Anyone else find it ironic this dude wants to execute women for being duplicitous and yet doesn’t have the wherewithal to realize he’s getting led on by one for over a grand? No? Just me? Huh.

Of course, this is merely the framework, the excuse really, to share a collection of tales. Sometimes only a dozen or so are recounted, sometimes even less. Hell, depending on your translation you may get lan honest to goodness one thousand and one.

The point is you get classics such as Alibaba and the Forty Thieves, Aladdin, The Seven Voyages of Sinbad the Sailor, and countless others in pleasant little vignettes that can carry over from “night to night” as it were.

They’re fun little jaunts, usually involving magic, danger, intrigue, or comedy. Most of the time the tales are told via prose but you may get a neat little poem here and there. Regardless each telling is perfect for killing a few pleasurable minutes or for reading to your little one to lull them off to bed.

Until, of course, that cutesy little story ends and you’re brought back to the homicidal maniac threatening to murder the narrator.

This is commonly referred to as a “downer.”

Now, here’s the kicker, dear reader: as the nights/stories progress our girl Scheherezade is supposed to fix Shahryar’s broken heart as the two fall in love, with the “main” story ending with his realizing that he might have, maybe, kind of sort of, possibly been overreacting a smidge with that whole “systematic eradication of an entire gender due to one bad experience” thing.  The two get married, the kingdom prospers, true love conquers all. And they lived happily ever after.

Right?

Who the fuck are we kidding, dear reader? The fact that a long lasting, healthy romance could grow out of the pointless cruel slaughter of countless innocents some duded boned is the biggest tall tale of them all and could only exist in a fairy tale.

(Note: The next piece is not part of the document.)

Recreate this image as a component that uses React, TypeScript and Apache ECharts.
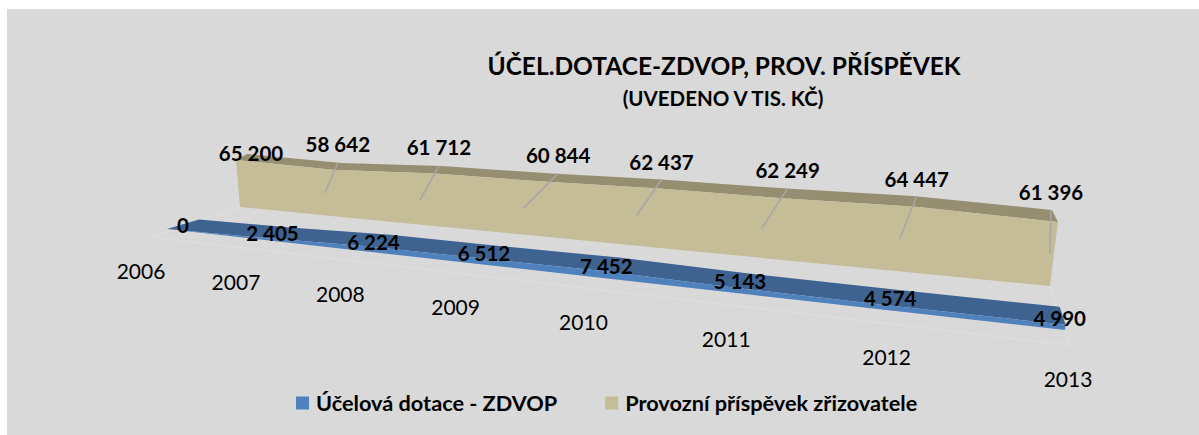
import React, { useEffect, useRef } from "react";
import * as echarts from "echarts";

const years = ["2006", "2007", "2008", "2009", "2010", "2011", "2012", "2013"];
const dotace = [0, 2405, 6224, 6512, 7452, 5143, 4574, 4990];
const prispevek = [65200, 58642, 61712, 60844, 62437, 62249, 64447, 61396];
const dotaceName = "Účelová dotace - ZDVOP";
const prispevekName = "Provozní příspěvek zřizovatele";
const titleText = "ÚČEL.DOTACE-ZDVOP, PROV. PŘÍSPĚVEK";
const subtitleText = "(UVEDENO V TIS. KČ)";

// Layout of the tilted 3D view, applied to the pixel output of the axes' scales
const GRID = { left: 7, top: 9, width: 1192, height: 426 };
const AXIS_MAX = 70000;
const HEIGHT_LEFT = [-4.3, -50.5];
const HEIGHT_RIGHT = [9.1, -73];
const HEIGHT_PERSPECTIVE = 0.6;
const TAN_BAND = { r: 1.27, a: [240, 207], b: [1050, 286], dl: [11, -6], dr: [-6, -12] };
const BLUE_BAND = { r: 1.4, a: [167, 229], b: [1065, 330], dl: [32, -9.5], dr: [-6, -18] };
const YEAR_BAND = { r: 1.46, a: [141, 270], b: [1068, 378], dl: [0, 0], dr: [0, 0] };
const FLOOR_BAND = { r: 1.4, a: [150, 237], b: [1070, 345], dl: [0, 0], dr: [0, 0] };
const LEADER_DROP = [[0, 0], [-13, 30], [-19, 34], [-35, 35], [-25, 36], [-26, 40], [-17, 43], [-1, 44]];
const TAN_LABEL_SHIFT = [[4, -1], [-4, -19], [-3, -19], [10, -18], [0, -18], [5, -18], [4, -17], [-1, -18]];
const BLUE_LABEL_SHIFT = [[0, 1], [-4, 0], [-5, 2], [-6, 1], [-6, 2], [-7, 0], [-6, 0], [-3, 2]];

const FONT = "Lato";
const NUM_SIZE = 20.5;

const persp = (u: number, r: number) => u / (u + (1 - u) * r);
const lerp = (a: number, b: number, t: number) => a + (b - a) * t;

function project(band: any, pt: number[], depth: number) {
  const u = (pt[0] - GRID.left) / GRID.width;
  const frac = (GRID.top + GRID.height - pt[1]) / GRID.height;
  const s = persp(u, band.r);
  const sh = persp(u, HEIGHT_PERSPECTIVE);
  return [0, 1].map(
    (k) =>
      lerp(band.a[k], band.b[k], s) +
      frac * lerp(HEIGHT_LEFT[k], HEIGHT_RIGHT[k], sh) +
      depth * lerp(band.dl[k], band.dr[k], s)
  );
}

const fmt = (v: number) => String(v).replace(/\B(?=(\d{3})+$)/g, " ");

function faces(api: any, band: any, values: number[], topColor: string, frontColor: string) {
  const xs = values.map((_, i) => i);
  const base = xs.map((i) => project(band, api.coord([i, 0]), 0));
  const front = xs.map((i) => project(band, api.coord([i, values[i]]), 0));
  const back = xs.map((i) => project(band, api.coord([i, values[i]]), 1));
  return [
    { type: "polygon", shape: { points: [...back, ...[...front].reverse()] }, style: { fill: topColor } },
    { type: "polygon", shape: { points: [...front, ...[...base].reverse()] }, style: { fill: frontColor } },
  ];
}

function numberText(x: number, y: number, text: string) {
  return {
    type: "text",
    style: {
      x,
      y,
      text,
      fill: "#000",
      fontFamily: FONT,
      fontWeight: "bold",
      fontSize: NUM_SIZE,
      align: "center",
      verticalAlign: "middle",
    },
  };
}

export default function App() {
  const ref = useRef<HTMLDivElement>(null);
  useEffect(() => {
    const chart = echarts.init(ref.current!, null, { renderer: "svg" });
    const renderTan = (params: any, api: any) => {
      const i = params.dataIndex;
      const children: any[] = i === 0 ? faces(api, TAN_BAND, prispevek, "#968e70", "#c4bd97") : [];
      const vertex = project(TAN_BAND, api.coord([i, api.value(1)]), 1);
      const drop = LEADER_DROP[i];
      const shift = TAN_LABEL_SHIFT[i];
      if (drop[1] !== 0) {
        const x1 = vertex[0] + shift[0];
        children.push({
          type: "line",
          shape: { x1, y1: vertex[1], x2: x1 + drop[0], y2: vertex[1] + drop[1] },
          style: { stroke: "#a6a6a6", lineWidth: 1.5 },
        });
      }
      children.push(numberText(vertex[0] + shift[0], vertex[1] + shift[1], fmt(api.value(1))));
      return { type: "group", children };
    };
    const renderBlue = (params: any, api: any) => {
      const i = params.dataIndex;
      const children: any[] = i === 0 ? faces(api, BLUE_BAND, dotace, "#3f6390", "#4f81bd") : [];
      const mid = project(BLUE_BAND, api.coord([i, api.value(1)]), 0.5);
      const shift = BLUE_LABEL_SHIFT[i];
      children.push(numberText(mid[0] + shift[0], mid[1] + shift[1], fmt(api.value(1))));
      return { type: "group", children };
    };
    const renderYear = (params: any, api: any) => {
      const i = params.dataIndex;
      const p = project(YEAR_BAND, api.coord([i, 0]), 0);
      return {
        type: "text",
        style: {
          x: p[0],
          y: p[1],
          text: years[i],
          fill: "#000",
          fontFamily: FONT,
          fontSize: 21,
          align: "center",
          verticalAlign: "middle",
        },
      };
    };
    const renderFloor = (params: any, api: any) => {
      if (params.dataIndex !== 0) return null;
      const left = project(FLOOR_BAND, api.coord([0, 0]), 0);
      const right = project(FLOOR_BAND, api.coord([7, 0]), 0);
      const tanLeft = project(TAN_BAND, api.coord([0, 0]), 0);
      const tanRight = project(TAN_BAND, api.coord([7, 0]), 0);
      return {
        type: "polyline",
        shape: { points: [tanLeft, left, right, tanRight] },
        style: { stroke: "#dddddd", lineWidth: 2, fill: "none" },
      };
    };
    chart.setOption({
      animation: false,
      backgroundColor: "#ffffff",
      grid: {
        show: true,
        backgroundColor: "#d9d9d9",
        borderWidth: 0,
        left: GRID.left,
        top: GRID.top,
        width: GRID.width,
        height: GRID.height,
      },
      xAxis: { type: "value", min: 0, max: 7, show: false },
      yAxis: { type: "value", min: 0, max: AXIS_MAX, show: false },
      title: [
        {
          text: titleText,
          left: 719,
          top: 48,
          textAlign: "center",
          textStyle: { fontFamily: FONT, fontWeight: "bold", fontSize: 24.5, color: "#000" },
        },
        {
          text: subtitleText,
          left: 718,
          top: 82,
          textAlign: "center",
          textStyle: { fontFamily: FONT, fontWeight: "bold", fontSize: 20.5, color: "#000" },
        },
      ],
      legend: {
        data: [dotaceName, prispevekName],
        left: 296,
        top: 392,
        padding: 0,
        itemWidth: 13,
        itemHeight: 13,
        itemGap: 48,
        icon: "rect",
        textStyle: { fontFamily: FONT, fontWeight: "bold", fontSize: 21.7, color: "#000", padding: [0, 0, 0, 2] },
      },
      series: [
        { type: "custom", name: "floor", z: 1, silent: true, renderItem: renderFloor, data: years.map((_, i) => [i, 0]) },
        { type: "custom", name: prispevekName, z: 2, silent: true, renderItem: renderTan, itemStyle: { color: "#c4bd97" }, data: prispevek.map((v, i) => [i, v]) },
        { type: "custom", name: dotaceName, z: 3, silent: true, renderItem: renderBlue, itemStyle: { color: "#4f81bd" }, data: dotace.map((v, i) => [i, v]) },
        { type: "custom", name: "years", z: 4, silent: true, renderItem: renderYear, data: years.map((_, i) => [i, 0]) },
      ],
    });
    return () => chart.dispose();
  }, []);
  return <div ref={ref} style={{ position: "fixed", left: 0, top: 0, width: 1199, height: 435 }} />;
}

Why then, if its entire premise is so laughably absurd, is this book so popular? Why has it been preserved for so many centuries, been translated into so many different languages, been cherished by so many?

No doubt there are a multitude of reasons but I personally think it is because of that sheer absurdity. Each story has a quality all its own and the overarching connective tissue of Mad King and Silver Tongued Damsel certainly possesses a flair for the dramatic.

Does it all make sense? Hell no, but I would argue that it doesn’t need to.

If you’ve ever read this work I’m sure all you remember is your favorite story and that love conquers all in the end. In a land where tales of talking tigers and flying carpets exist, why not believe that last, final tale, eh? Why not take that happy ending and walk away content?

Well, for me personally it’s the wanton and forcible deflowering of countless women before gleefully overseeing their deaths but maybe I’m missing the point?

What do you think, dear reader. Is this the greatest romance ever made? Is it weird the murders get overlooked at the end? I feel like it’s weird the murders get overlooked at the end.